Scala? Smalltalk? OCaml? Curious what this language was.

One thing that I experienced while playing with https://pandas.pydata.org/ is that in Rust, it is especially difficult to deal with noisy data that is not yet properly typed, and you are trying to clean up the spurious data. For example, suppose we have a csv

student_id, first_name, last_name, hw1, hw2, hw3, midterm, hw4, hw5, final

so the eventual 'correct' data is something of the form

pub struct Student {
  student_id: usize;
  first_name: String,
  last_name: String,
  hw1: f32, 
   ...
}

but suppose the CSV file contains errors, some of the hw fields are empty; others are strings, etc ...

In Pandas/Python/R, we can load the entire CSV file (even if it is not properly 'typed), then clean up/drop the bad entries, and then get clean data.

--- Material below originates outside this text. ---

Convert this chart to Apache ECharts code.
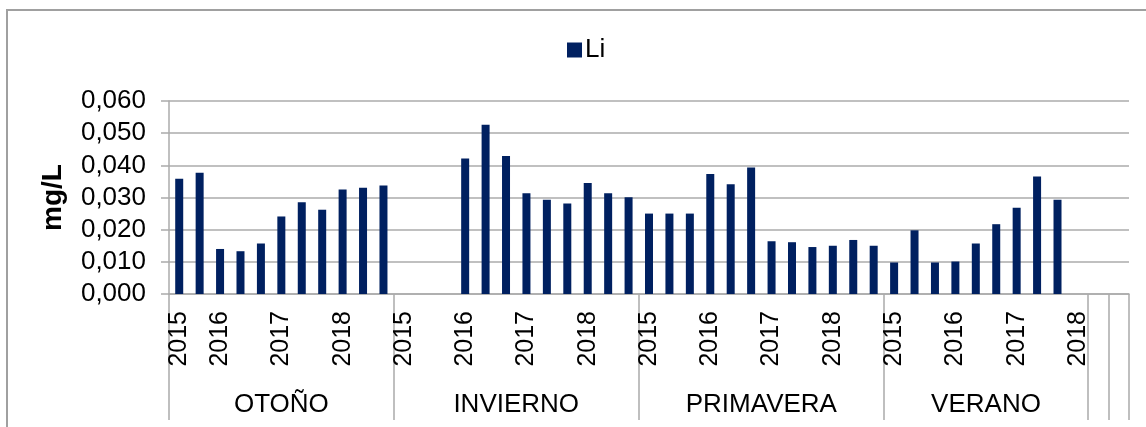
<!DOCTYPE html>
<html>
<head>
<meta charset="utf-8">
<script src="https://cdn.jsdelivr.net/npm/echarts@6/dist/echarts.min.js"></script>
<style>
  html, body { margin: 0; padding: 0; background: #fff; overflow: hidden; }
  #chart { width: 1146px; height: 427px; }
</style>
</head>
<body>
<div id="chart"></div>
<script>
// estaciones (grupos del eje X)
const seasons = ['OTOÑO', 'INVIERNO', 'PRIMAVERA', 'VERANO']

// etiquetas de año por estación ('' = sin etiqueta)
const otonoYears = ['2015', '', '2016', '', '', '2017', '', '', '2018', '', '']
const inviernoYears = ['2015', '', '', '2016', '', '', '2017', '', '', '2018', '', '']
const primaveraYears = ['2015', '', '', '2016', '', '', '2017', '', '', '2018', '', '']
const veranoYears = ['2015', '', '', '2016', '', '', '2017', '', '', '2018']
const emptyYears = ['', '']

// Li (mg/L)
const otonoLi = [0.0358, 0.0377, 0.0140, 0.0133, 0.0157, 0.0241, 0.0285, 0.0262, 0.0325, 0.0330, 0.0337]
const inviernoLi = [null, null, null, 0.0421, 0.0526, 0.0429, 0.0313, 0.0293, 0.0281, 0.0345, 0.0313, 0.0301]
const primaveraLi = [0.0250, 0.0250, 0.0250, 0.0373, 0.0341, 0.0393, 0.0164, 0.0161, 0.0146, 0.0150, 0.0168, 0.0150]
const veranoLi = [0.0098, 0.0198, 0.0098, 0.0101, 0.0157, 0.0217, 0.0268, 0.0365, 0.0293, null]
const emptyLi = [null, null]

const yTicks = [0, 0.01, 0.02, 0.03, 0.04, 0.05, 0.06]

const groups = [otonoYears, inviernoYears, primaveraYears, veranoYears, emptyYears]
const allYears = [].concat(...groups)
const allLi = [].concat(otonoLi, inviernoLi, primaveraLi, veranoLi, emptyLi)
const categories = allYears.map((y, i) => i + '|' + y)

// limites de grupo (indice de categoria) y centros de grupo
const bounds = []
const centers = []
let start = 0
groups.forEach((g, gi) => {
  bounds.push(start)
  if (gi < seasons.length) centers.push(start + g.length / 2)
  start += g.length
})
bounds.push(allYears.length - 1)

const FONT = 'Liberation Sans'
const GRID_COLOR = '#ababab'

const chart = echarts.init(document.getElementById('chart'))
chart.setOption({
  animation: false,
  backgroundColor: '#fff',
  textStyle: { fontFamily: FONT },
  graphic: [{
    type: 'rect',
    silent: true,
    shape: { x: 7, y: 10, width: 1200, height: 500 },
    style: { fill: 'none', stroke: '#a0a0a0', lineWidth: 2 }
  }],
  legend: {
    left: 567,
    top: 37,
    padding: 0,
    itemWidth: 15,
    itemHeight: 15,
    itemGap: 10,
    icon: 'rect',
    textStyle: { fontFamily: FONT, fontSize: 26, color: '#000', padding: [0, 0, 0, -2] },
    data: ['Li']
  },
  grid: { left: 169, right: 17, top: 101, bottom: 133, containLabel: false },
  xAxis: [{
    type: 'category',
    data: categories,
    boundaryGap: true,
    axisLine: { show: true, lineStyle: { color: GRID_COLOR, width: 1.5 } },
    axisTick: {
      show: true,
      length: 126,
      interval: (index) => bounds.indexOf(index) !== -1,
      lineStyle: { color: GRID_COLOR, width: 1.5 }
    },
    axisLabel: {
      interval: 0,
      rotate: 90,
      margin: 17,
      fontFamily: FONT,
      fontSize: 25,
      color: '#000',
      formatter: (v, i) => allYears[i]
    },
    splitLine: { show: false }
  }, {
    type: 'value',
    position: 'bottom',
    min: 0,
    max: allYears.length,
    axisLine: { show: false },
    axisTick: { show: false },
    splitLine: { show: false },
    axisLabel: {
      customValues: centers,
      margin: 98,
      fontFamily: FONT,
      fontSize: 26,
      color: '#000',
      formatter: (v) => seasons[centers.indexOf(v)] || ''
    }
  }],
  yAxis: {
    type: 'value',
    min: yTicks[0],
    max: yTicks[yTicks.length - 1],
    interval: 0.01,
    name: 'mg/L',
    nameLocation: 'middle',
    nameRotate: 90,
    nameGap: 102,
    nameTextStyle: { fontFamily: FONT, fontSize: 28, fontWeight: 'bold', color: '#000' },
    axisLine: { show: true, lineStyle: { color: GRID_COLOR, width: 1.5 } },
    axisTick: { show: true, inside: false, length: 8, lineStyle: { color: GRID_COLOR, width: 1.5 } },
    axisLabel: {
      margin: 23,
      fontFamily: FONT,
      fontSize: 26,
      color: '#000',
      formatter: (v) => v.toFixed(3).replace('.', ',')
    },
    splitLine: { show: true, lineStyle: { color: GRID_COLOR, width: 1.5 } }
  },
  series: [{
    name: 'Li',
    type: 'bar',
    xAxisIndex: 0,
    barWidth: 8,
    itemStyle: { color: '#002060' },
    data: allLi
  }]
})
</script>
</body>
</html>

In Rust, we can certainly have a Vector<Object> or Vector<Any> for each row, but due to the type system, I've never had found an easy way to deal with "improperly typed / noisy data"

1 Like

Haskell.

I feel your pain having to deal with R. It's truly distasteful. Great documentation, but that's all I can say. If memory serves, using closures "up the wazoo" helped null the pain. At minimum, maybe you can move folks to Numpy and Jupitor - much better. The published and validated algorithms in R can often be found in the python universe.